The chairman of the House Financial Services Committee revealed the GOP’s plan today to provide banks with an alternative to Dodd-Frank regulation, according to an article by Donna Borak for The Wall Street Journal.
Banks would be required to surpass certain thresholds, such as having a 10% leverage ratio, or the measure of the bank’s capital versus its total assets, therefore decreasing the amount of borrowing or leverage banks can do, according to the article.
From the article:
“Think of it as a market-based, equity-financed Dodd-Frank off ramp,” Rep. Jeb Hensarling, (R., Texas) was due to tell the Economic Club of New York around 8 a.m. Tuesday, according to prepared remarks. “The Republicans’ better approach will relieve financial institutions from regulations that create more burden than benefit in exchange for meeting higher, yet simple, capital requirements.”
Currently, U.S. banks are required to meet a 6% leverage ratio-that is higher than the 3% buffer the Basel Committee on Banking Supervision requires institutions to maintain. While the Basel Committee sets guidelines for global banking regulation, it is up to individual countries to determine how, if at all, to implement its proposals.
That being said, without a republican win in the presidency and congress, there is little chance of the bill being passed, according to the article.
Recently, Hensarling spoke out against Dodd-Frank.
“Dodd-Frank stands as a monument to the arrogance and hubris of man in that its answer to incomprehensible complexity and government control is even more incomprehensible complexity and government control,” Hensarling said.
Already credit unions have gotten behind Hensarling to support his new proposal.
“NAFCU and our members greatly appreciate Chairman Hensarling’s thoughtful leadership in creating a plan to correct a regulatory pendulum that has swung too far,” said Dan Berger, National Association of Federal Credit Unions CEO. Lawmakers and regulators have widely recognized credit unions for their prudent business model and for not creating the crisis.”

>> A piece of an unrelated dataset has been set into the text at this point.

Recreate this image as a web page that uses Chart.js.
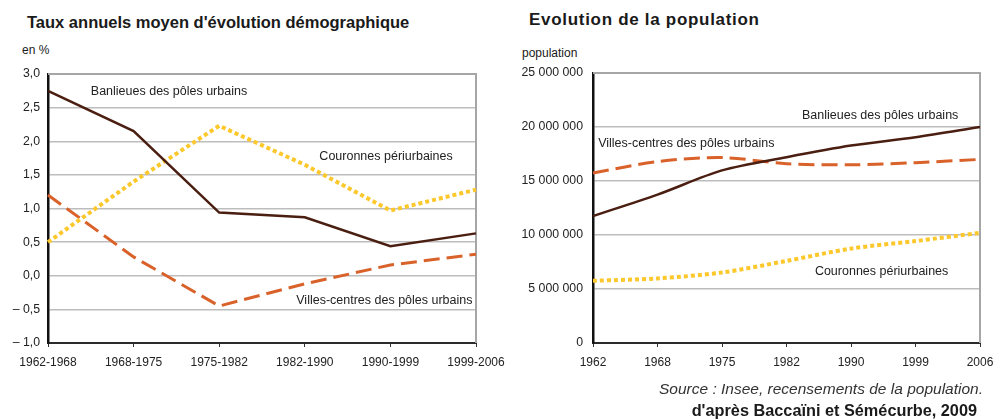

“Hensarling’s plan addresses a number of issues of great concern to credit unions,” Berger said. “Specifically, we appreciate that his plan would repeal the federal price caps within the Durbin amendment. We expect a number of other NAFCU-backed regulatory relief measures to be included in the larger package, including requirements for regulators to better tailor rules to different sizes and types of institutions. We look forward to seeing the plan in greater detail.”
Hensarling isn't the only one who things the nation's biggest banks would better serve the nations fiancial stability by adopting stricter capital requirements. Just last week, Fed governors Daniel Tarullo and Jerome Powell said that the central bank would more than likely require eight of the largest U.S. banks to maintain more equity to pass annual "stress test," exams, according to an article by Ryan Tracy and David Reilly for WSJ.
“That’s not good for us,” J.P. Morgan Chase CEO James Dimon said Thursday at a financial-investor conference in response to the comments. The bank is the country’s largest by assets and would be hardest hit by any changes, according to the article.
“Hopefully we’ll be able to adjust,” Dimon said. “We put a lot of power, money, people on to get these things right as we modify our business practices to meet the new rules.”